TO BE DONE -> Copy exactly the lines of the records below, and only those lines, beginning with the line that contains "Rebuild this chart" and ending with the line that contains "y_ticks = [0, 5, 10, 15, 20, 25]".

━━━ SUPPLIED INFORMATION ━━━

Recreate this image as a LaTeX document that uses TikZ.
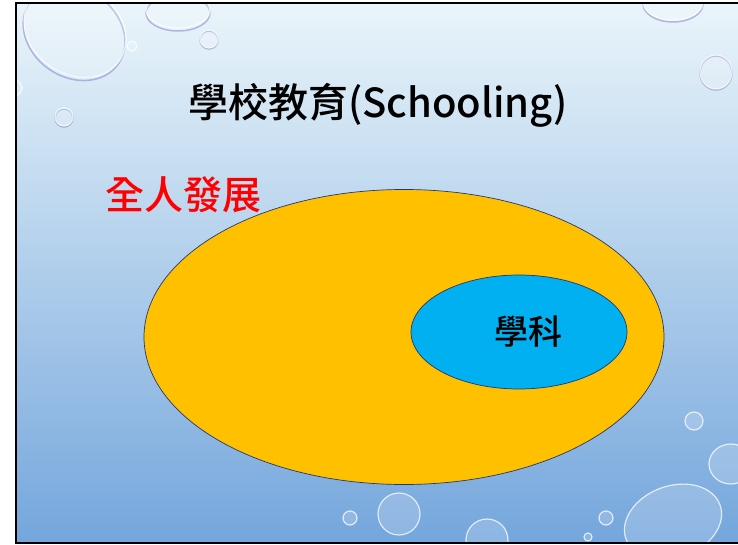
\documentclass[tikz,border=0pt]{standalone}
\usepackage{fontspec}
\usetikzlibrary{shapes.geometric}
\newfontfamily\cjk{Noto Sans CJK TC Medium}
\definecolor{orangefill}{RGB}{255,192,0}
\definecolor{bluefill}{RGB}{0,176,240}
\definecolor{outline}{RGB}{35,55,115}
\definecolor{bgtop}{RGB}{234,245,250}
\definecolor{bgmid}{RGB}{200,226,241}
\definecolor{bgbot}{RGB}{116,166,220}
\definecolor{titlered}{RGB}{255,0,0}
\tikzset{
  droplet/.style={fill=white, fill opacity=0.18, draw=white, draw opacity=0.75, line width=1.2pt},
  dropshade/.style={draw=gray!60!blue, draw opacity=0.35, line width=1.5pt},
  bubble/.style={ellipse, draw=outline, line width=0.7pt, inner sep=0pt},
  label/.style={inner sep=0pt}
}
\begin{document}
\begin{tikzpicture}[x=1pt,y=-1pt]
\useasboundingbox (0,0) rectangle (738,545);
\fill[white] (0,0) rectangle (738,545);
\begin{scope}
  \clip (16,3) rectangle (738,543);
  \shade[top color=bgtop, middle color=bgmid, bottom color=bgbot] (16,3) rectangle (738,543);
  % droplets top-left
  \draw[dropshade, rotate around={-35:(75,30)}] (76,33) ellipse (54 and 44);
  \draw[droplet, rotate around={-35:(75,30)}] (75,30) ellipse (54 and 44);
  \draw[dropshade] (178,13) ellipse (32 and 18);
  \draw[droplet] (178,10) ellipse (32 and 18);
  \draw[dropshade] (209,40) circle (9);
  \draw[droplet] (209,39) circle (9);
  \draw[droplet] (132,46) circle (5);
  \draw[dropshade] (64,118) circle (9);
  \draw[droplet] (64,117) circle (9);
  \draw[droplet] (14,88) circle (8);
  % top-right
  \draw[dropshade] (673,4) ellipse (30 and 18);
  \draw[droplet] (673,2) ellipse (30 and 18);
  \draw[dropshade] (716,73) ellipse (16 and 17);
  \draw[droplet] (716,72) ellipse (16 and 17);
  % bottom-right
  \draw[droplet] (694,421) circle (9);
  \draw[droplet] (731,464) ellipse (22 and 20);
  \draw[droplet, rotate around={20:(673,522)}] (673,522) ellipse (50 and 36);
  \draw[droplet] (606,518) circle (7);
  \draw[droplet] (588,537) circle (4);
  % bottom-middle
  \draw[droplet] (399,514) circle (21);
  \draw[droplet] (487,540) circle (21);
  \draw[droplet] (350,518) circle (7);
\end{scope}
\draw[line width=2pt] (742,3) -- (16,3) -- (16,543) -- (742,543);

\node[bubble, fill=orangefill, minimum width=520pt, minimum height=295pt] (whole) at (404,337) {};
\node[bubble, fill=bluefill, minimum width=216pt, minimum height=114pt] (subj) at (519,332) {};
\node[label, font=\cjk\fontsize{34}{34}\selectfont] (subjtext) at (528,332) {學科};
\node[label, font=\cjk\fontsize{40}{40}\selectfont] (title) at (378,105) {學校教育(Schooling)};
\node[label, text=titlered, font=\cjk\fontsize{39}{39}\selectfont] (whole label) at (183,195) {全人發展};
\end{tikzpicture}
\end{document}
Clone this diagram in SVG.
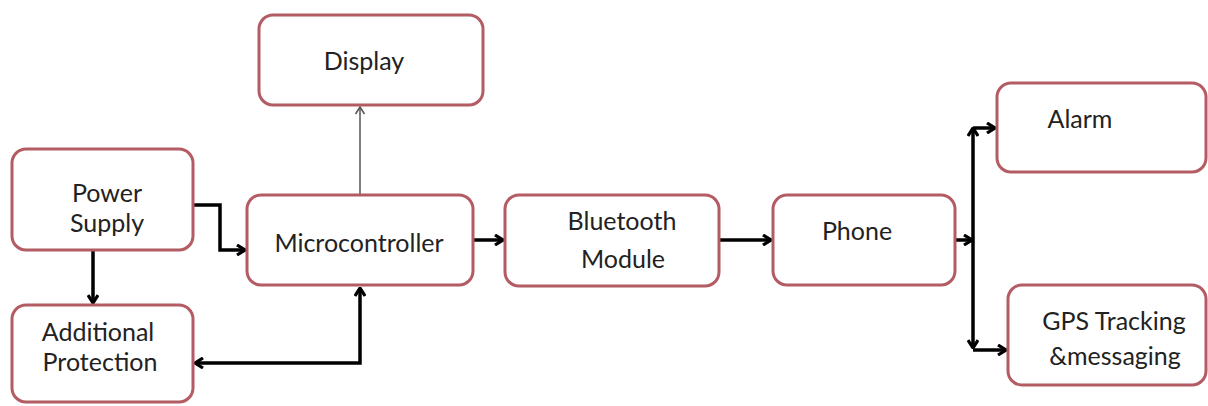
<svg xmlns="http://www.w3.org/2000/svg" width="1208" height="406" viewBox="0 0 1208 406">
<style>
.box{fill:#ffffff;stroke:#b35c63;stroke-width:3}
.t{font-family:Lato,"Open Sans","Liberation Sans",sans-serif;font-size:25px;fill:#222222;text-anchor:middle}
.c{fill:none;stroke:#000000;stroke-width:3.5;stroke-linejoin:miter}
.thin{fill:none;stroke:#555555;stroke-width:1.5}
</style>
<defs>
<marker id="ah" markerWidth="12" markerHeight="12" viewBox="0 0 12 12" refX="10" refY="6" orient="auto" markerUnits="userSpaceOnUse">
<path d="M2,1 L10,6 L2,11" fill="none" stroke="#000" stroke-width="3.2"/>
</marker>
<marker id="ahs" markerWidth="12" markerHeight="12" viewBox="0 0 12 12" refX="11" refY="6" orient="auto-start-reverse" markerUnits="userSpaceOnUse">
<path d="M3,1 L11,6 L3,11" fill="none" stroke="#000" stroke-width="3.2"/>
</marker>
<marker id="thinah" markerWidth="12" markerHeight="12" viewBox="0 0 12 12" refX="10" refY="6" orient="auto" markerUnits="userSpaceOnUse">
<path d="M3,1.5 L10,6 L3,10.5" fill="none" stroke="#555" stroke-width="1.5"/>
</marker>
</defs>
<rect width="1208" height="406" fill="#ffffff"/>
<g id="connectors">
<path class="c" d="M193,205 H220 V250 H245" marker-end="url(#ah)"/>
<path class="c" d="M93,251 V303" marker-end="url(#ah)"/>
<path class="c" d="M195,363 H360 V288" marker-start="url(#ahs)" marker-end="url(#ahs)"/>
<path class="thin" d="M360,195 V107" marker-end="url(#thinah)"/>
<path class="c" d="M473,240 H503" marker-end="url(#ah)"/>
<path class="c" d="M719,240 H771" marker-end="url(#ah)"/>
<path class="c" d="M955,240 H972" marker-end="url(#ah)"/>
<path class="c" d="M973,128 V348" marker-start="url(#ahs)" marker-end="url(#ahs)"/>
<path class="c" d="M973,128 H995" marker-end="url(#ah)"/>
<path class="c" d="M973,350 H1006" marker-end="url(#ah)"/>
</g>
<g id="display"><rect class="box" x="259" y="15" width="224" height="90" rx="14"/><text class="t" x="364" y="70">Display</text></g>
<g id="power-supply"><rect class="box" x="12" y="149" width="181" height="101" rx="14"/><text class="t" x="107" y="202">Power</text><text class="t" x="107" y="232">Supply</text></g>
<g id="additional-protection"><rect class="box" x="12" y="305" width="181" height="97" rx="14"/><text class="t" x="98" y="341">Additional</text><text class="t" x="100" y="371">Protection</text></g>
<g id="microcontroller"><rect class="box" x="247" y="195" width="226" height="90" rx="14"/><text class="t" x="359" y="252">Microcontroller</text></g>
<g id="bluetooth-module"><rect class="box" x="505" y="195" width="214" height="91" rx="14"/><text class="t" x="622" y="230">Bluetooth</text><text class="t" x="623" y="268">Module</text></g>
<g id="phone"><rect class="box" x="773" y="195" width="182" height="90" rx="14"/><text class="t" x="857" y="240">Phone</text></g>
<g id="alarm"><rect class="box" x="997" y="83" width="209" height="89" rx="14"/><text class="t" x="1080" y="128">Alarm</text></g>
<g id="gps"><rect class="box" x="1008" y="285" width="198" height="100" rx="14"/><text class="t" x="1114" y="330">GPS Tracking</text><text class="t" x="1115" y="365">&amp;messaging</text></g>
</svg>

━━━
━━━ SUPPLIED INFORMATION ━━━

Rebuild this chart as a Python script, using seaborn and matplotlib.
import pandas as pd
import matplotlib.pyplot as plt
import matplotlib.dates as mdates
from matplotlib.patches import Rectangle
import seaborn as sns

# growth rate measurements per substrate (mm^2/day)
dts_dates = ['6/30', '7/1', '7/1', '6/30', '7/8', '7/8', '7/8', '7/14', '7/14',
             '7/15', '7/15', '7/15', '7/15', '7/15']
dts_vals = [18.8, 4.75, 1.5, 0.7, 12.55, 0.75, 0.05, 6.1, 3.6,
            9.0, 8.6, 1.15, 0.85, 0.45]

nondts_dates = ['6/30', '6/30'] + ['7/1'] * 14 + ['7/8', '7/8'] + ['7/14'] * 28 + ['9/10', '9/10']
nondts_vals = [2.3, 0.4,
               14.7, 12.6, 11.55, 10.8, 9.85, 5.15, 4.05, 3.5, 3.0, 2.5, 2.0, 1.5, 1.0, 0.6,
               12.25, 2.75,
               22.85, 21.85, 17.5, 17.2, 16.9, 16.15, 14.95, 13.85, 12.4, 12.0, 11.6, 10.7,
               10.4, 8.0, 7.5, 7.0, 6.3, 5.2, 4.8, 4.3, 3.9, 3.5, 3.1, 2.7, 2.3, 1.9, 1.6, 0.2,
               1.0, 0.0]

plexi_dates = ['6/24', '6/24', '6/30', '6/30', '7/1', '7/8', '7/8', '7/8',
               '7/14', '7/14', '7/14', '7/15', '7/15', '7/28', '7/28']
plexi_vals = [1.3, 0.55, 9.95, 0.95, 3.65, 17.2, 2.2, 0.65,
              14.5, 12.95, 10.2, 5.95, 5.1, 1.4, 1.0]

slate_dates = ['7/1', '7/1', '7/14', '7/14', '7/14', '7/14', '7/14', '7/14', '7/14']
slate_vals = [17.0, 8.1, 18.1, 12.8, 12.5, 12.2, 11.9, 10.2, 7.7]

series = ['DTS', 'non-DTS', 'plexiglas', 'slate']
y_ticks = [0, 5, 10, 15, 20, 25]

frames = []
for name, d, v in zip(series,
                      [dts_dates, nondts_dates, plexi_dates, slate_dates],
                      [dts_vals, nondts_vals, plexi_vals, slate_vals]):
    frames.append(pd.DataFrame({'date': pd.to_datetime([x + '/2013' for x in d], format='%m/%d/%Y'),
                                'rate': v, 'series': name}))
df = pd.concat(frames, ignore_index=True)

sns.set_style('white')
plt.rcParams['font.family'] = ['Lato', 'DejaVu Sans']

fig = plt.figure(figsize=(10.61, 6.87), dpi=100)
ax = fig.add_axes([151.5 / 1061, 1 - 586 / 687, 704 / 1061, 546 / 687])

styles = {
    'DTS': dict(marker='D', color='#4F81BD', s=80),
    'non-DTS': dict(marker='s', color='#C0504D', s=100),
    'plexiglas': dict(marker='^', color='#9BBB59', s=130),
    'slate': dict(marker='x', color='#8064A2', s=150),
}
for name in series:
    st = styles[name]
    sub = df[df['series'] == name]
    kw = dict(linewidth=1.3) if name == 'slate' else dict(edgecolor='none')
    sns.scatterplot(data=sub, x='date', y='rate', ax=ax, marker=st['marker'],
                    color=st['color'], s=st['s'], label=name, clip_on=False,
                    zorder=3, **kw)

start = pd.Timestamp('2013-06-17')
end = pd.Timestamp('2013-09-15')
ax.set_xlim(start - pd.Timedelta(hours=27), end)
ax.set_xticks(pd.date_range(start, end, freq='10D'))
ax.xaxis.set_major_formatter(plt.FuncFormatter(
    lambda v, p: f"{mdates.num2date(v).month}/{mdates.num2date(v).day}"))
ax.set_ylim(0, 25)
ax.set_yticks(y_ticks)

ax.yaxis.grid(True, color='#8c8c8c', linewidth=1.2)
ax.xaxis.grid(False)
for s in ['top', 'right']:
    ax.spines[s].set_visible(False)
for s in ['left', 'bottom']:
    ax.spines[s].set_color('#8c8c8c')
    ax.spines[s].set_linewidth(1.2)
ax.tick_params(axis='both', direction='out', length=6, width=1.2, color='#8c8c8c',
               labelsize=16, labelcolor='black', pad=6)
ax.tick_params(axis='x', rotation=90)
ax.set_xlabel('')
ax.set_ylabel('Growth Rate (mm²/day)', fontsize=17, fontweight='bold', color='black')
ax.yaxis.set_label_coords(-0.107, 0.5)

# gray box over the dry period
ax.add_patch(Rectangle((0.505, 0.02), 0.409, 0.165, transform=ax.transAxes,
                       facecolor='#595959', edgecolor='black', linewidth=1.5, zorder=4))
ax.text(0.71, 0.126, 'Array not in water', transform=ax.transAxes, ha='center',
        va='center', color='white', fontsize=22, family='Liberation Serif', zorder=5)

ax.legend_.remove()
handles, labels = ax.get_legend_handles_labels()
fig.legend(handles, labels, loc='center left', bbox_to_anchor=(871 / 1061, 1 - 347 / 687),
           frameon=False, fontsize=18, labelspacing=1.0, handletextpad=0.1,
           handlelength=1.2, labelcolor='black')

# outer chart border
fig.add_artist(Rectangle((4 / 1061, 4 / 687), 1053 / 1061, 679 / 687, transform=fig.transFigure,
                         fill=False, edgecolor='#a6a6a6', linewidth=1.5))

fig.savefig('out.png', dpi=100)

━━━

TASK SOLUTION ->
Rebuild this chart as a Python script, using seaborn and matplotlib.
import pandas as pd
import matplotlib.pyplot as plt
import matplotlib.dates as mdates
from matplotlib.patches import Rectangle
import seaborn as sns

# growth rate measurements per substrate (mm^2/day)
dts_dates = ['6/30', '7/1', '7/1', '6/30', '7/8', '7/8', '7/8', '7/14', '7/14',
             '7/15', '7/15', '7/15', '7/15', '7/15']
dts_vals = [18.8, 4.75, 1.5, 0.7, 12.55, 0.75, 0.05, 6.1, 3.6,
            9.0, 8.6, 1.15, 0.85, 0.45]

nondts_dates = ['6/30', '6/30'] + ['7/1'] * 14 + ['7/8', '7/8'] + ['7/14'] * 28 + ['9/10', '9/10']
nondts_vals = [2.3, 0.4,
               14.7, 12.6, 11.55, 10.8, 9.85, 5.15, 4.05, 3.5, 3.0, 2.5, 2.0, 1.5, 1.0, 0.6,
               12.25, 2.75,
               22.85, 21.85, 17.5, 17.2, 16.9, 16.15, 14.95, 13.85, 12.4, 12.0, 11.6, 10.7,
               10.4, 8.0, 7.5, 7.0, 6.3, 5.2, 4.8, 4.3, 3.9, 3.5, 3.1, 2.7, 2.3, 1.9, 1.6, 0.2,
               1.0, 0.0]

plexi_dates = ['6/24', '6/24', '6/30', '6/30', '7/1', '7/8', '7/8', '7/8',
               '7/14', '7/14', '7/14', '7/15', '7/15', '7/28', '7/28']
plexi_vals = [1.3, 0.55, 9.95, 0.95, 3.65, 17.2, 2.2, 0.65,
              14.5, 12.95, 10.2, 5.95, 5.1, 1.4, 1.0]

slate_dates = ['7/1', '7/1', '7/14', '7/14', '7/14', '7/14', '7/14', '7/14', '7/14']
slate_vals = [17.0, 8.1, 18.1, 12.8, 12.5, 12.2, 11.9, 10.2, 7.7]

series = ['DTS', 'non-DTS', 'plexiglas', 'slate']
y_ticks = [0, 5, 10, 15, 20, 25]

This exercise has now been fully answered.